Godolias une fois investi des pouvoirs qui lui étaient confiés au nom du roi de Babylone, Nabouzaradan s’en retourna dans son pays. Godolias alla s’installer à Mitzpah ou Masphah. Tous ceux, et sans doute ils étaient nombreux, qui, pendant le siège de Jérusalem, s’étaient éloignés prudemment du théâtre de la guerre, et s’étaient réfugiés dans l’intérieur du pays, aussitôt qu’ils apprirent le départ des Babyloniens, et l’espèce de protection accordée par les vainqueurs aux cultivateurs laissés par eux dans la région de Jérusalem, accoururent de tous les côtés et en foule à Masphah, pour se présenter à Godolias. Leurs chefs étaient Jean fils de Gareas, Jezarias, Saréas et plusieurs autres. Parmi eux se trouvaient Ismaïl qui était de race royale, homme violent et rusé, qui, pendant la guerre, avait été se réfugier chez Baâlis, roi des Ammonites .

Godolias charmé de voir tous ces nouveaux venus se ranger sous son autorité, leur recommanda de s’établir dans le pays, de bannir toute crainte des Babyloniens, et de cultiver tranquillement la terre. Il s’engagea par serment à les protéger et à les défendre au besoin, leur promettant de résoudre avec justice et impartialité toutes les difficultés qui pourraient surgir parmi eux. Il les laissait libres de choisir les terres qu’ils voudraient, et de relever de leurs mains les bourgades ravagées par l’ennemi. Toutefois il leur conseilla de ne pas perdre de temps et de pourvoir par la culture aux besoins de chaque habitant.

Le bruit de cette bonne réception se répandit rapidement parmi les Juifs qui s’étaient réfugiés dans les pays du voisinage, dans l’Ammonitide, la Moabitide et l’Idumée. Tous s’empressèrent de retourner dans leur patrie, où les attendait un sort plus heureux, puisqu’ils n’étaient assujettis qu’à payer un tribut aux Babyloniens.
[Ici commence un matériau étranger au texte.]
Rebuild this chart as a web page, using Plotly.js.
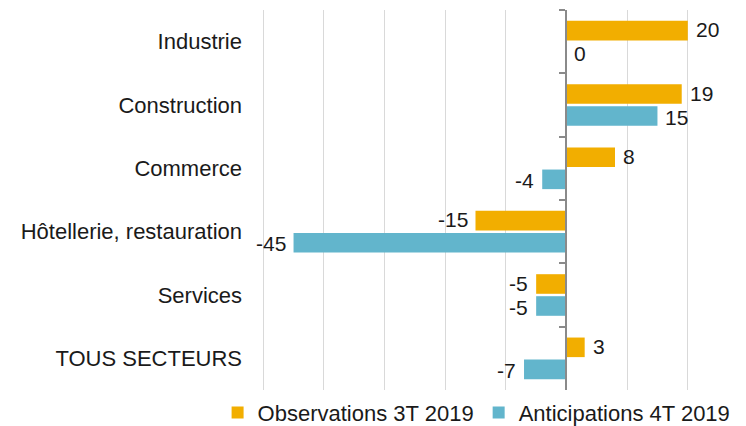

Godolias vit donc s’accroître rapidement la nation à la tête de laquelle il se trouvait placé, et il pensa que de beaux jours pourraient luire encore sur la Judée.

Mais Ismaïl qui était de race royale, ainsi que nous l’avons déjà dit, s’irrita de voir un parvenu placé à la tête du pays qu’il se croyait appelé à gouverner par droit de naissance. De cette pensée à un complot contre la vie de Godolias il n’y avait pas loin, et Ismaïl assuré de l’assistance du roi des Ammonites, ne songea plus qu’à se débarrasser par un assassinat de celui qu’il regardait comme un usurpateur. Les projets d’Ismaïl ne furent pas tenus si secrets, que les amis de Godolias n’en fussent pas informés. Tous, Jean fils de Kareah à leur tête, vinrent avertir leur bienfaiteur de ce qui se tramait contre lui ; mais Godolias refusa d’y ajouter foi. En vain Jean se proposa pour aller frapper Ismaïl, et prévenir ainsi un nouveau désastre pour la nation d’Israël : Godolias n’y voulut pas consentir.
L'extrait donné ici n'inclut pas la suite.